> Directive
Take the listing from its first line through the line that contains "ctx.fillText(title, 252, 23);" and please retype those lines exactly, leaving out the pictures.

> Raw records
++++++++++

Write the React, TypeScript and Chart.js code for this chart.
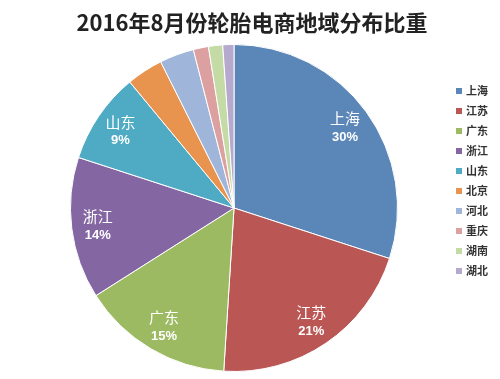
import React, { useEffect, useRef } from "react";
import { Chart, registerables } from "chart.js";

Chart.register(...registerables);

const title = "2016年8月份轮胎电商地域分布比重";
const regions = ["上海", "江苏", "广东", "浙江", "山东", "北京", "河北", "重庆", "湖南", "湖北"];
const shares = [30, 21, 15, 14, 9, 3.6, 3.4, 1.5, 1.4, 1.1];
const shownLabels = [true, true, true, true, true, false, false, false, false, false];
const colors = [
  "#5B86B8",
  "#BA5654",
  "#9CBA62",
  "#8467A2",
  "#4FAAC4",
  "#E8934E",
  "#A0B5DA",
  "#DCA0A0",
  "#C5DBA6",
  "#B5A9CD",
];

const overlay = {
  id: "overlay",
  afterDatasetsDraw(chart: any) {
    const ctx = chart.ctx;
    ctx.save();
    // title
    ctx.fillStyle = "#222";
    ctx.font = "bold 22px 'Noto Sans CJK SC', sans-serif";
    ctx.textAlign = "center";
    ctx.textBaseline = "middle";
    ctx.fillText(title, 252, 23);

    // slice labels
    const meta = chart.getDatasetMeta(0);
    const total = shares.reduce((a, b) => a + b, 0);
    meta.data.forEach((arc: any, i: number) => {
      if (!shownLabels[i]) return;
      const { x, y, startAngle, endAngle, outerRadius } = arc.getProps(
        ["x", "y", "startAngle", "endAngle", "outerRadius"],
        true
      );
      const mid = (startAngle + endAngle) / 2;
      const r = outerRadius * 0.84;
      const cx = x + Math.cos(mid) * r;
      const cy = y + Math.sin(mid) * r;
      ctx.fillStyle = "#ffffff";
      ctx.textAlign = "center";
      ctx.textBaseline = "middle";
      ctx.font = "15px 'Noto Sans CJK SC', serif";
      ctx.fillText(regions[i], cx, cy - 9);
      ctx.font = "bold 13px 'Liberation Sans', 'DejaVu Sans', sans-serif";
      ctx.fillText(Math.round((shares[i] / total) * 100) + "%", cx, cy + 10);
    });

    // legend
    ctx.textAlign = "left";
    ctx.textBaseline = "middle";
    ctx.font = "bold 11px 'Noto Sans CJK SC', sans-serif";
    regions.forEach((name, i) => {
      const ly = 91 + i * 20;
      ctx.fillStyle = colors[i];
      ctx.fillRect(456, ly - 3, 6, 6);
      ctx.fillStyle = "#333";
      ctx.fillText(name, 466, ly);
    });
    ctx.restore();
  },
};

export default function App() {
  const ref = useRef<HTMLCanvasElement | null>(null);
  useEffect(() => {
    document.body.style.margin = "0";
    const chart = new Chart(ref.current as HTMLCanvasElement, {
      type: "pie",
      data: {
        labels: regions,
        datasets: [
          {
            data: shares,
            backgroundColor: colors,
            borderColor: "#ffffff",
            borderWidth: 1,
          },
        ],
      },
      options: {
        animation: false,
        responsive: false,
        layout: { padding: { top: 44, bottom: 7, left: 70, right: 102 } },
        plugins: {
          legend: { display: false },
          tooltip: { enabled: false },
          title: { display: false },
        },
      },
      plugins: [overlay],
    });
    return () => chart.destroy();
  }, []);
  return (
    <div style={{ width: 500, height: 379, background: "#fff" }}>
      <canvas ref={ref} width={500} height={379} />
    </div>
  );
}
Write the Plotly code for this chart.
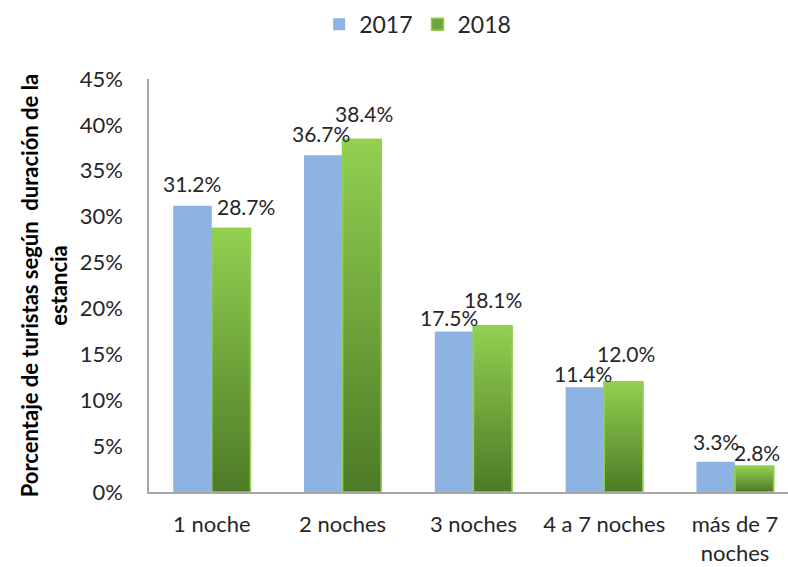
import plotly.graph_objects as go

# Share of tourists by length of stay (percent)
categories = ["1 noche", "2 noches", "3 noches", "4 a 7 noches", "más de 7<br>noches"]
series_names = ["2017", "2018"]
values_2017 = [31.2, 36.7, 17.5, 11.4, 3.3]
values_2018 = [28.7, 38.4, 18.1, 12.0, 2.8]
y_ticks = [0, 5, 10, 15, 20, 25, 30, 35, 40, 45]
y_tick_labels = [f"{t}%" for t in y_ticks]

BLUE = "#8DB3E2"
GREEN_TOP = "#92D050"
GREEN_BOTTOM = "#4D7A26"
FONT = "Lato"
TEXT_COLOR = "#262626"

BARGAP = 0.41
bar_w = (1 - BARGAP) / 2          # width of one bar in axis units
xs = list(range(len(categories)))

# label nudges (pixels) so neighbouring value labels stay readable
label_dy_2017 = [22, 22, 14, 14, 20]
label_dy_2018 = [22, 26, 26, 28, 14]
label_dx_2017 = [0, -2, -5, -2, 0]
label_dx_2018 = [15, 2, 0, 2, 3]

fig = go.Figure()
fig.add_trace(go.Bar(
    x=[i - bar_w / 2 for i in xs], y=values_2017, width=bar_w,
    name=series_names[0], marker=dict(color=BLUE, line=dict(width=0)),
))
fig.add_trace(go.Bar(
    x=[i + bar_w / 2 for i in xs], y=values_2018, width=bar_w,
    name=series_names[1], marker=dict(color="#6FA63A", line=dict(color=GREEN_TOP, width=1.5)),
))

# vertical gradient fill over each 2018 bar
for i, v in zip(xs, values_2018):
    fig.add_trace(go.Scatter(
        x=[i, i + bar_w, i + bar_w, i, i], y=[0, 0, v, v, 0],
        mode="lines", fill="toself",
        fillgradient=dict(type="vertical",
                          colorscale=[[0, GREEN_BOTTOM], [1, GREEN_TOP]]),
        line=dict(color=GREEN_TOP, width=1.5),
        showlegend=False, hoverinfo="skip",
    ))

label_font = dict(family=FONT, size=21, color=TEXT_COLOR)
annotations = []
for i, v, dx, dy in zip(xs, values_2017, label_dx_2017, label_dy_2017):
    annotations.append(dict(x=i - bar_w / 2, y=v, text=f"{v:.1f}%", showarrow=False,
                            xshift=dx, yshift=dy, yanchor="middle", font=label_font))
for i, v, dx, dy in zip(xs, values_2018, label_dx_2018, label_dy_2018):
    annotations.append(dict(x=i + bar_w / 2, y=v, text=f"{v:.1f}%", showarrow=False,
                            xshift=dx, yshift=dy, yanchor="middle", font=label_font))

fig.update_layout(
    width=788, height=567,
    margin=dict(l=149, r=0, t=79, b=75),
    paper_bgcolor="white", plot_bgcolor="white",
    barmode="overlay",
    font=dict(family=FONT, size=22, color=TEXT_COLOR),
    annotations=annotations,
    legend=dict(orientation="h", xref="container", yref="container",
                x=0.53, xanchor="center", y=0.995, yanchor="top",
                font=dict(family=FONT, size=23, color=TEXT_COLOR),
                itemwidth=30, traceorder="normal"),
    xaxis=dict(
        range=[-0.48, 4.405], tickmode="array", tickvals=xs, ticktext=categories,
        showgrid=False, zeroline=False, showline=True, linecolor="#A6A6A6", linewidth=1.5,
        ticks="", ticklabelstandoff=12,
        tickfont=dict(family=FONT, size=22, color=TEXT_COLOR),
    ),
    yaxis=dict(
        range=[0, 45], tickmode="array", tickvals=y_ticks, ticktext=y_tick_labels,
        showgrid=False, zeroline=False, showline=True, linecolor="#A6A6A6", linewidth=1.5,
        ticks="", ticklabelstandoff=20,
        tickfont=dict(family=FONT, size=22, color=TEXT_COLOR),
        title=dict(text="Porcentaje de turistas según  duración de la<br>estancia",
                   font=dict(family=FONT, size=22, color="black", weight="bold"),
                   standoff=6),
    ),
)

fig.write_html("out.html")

++++++++++

> The solution
Write the React, TypeScript and Chart.js code for this chart.
import React, { useEffect, useRef } from "react";
import { Chart, registerables } from "chart.js";

Chart.register(...registerables);

const title = "2016年8月份轮胎电商地域分布比重";
const regions = ["上海", "江苏", "广东", "浙江", "山东", "北京", "河北", "重庆", "湖南", "湖北"];
const shares = [30, 21, 15, 14, 9, 3.6, 3.4, 1.5, 1.4, 1.1];
const shownLabels = [true, true, true, true, true, false, false, false, false, false];
const colors = [
  "#5B86B8",
  "#BA5654",
  "#9CBA62",
  "#8467A2",
  "#4FAAC4",
  "#E8934E",
  "#A0B5DA",
  "#DCA0A0",
  "#C5DBA6",
  "#B5A9CD",
];

const overlay = {
  id: "overlay",
  afterDatasetsDraw(chart: any) {
    const ctx = chart.ctx;
    ctx.save();
    // title
    ctx.fillStyle = "#222";
    ctx.font = "bold 22px 'Noto Sans CJK SC', sans-serif";
    ctx.textAlign = "center";
    ctx.textBaseline = "middle";
    ctx.fillText(title, 252, 23);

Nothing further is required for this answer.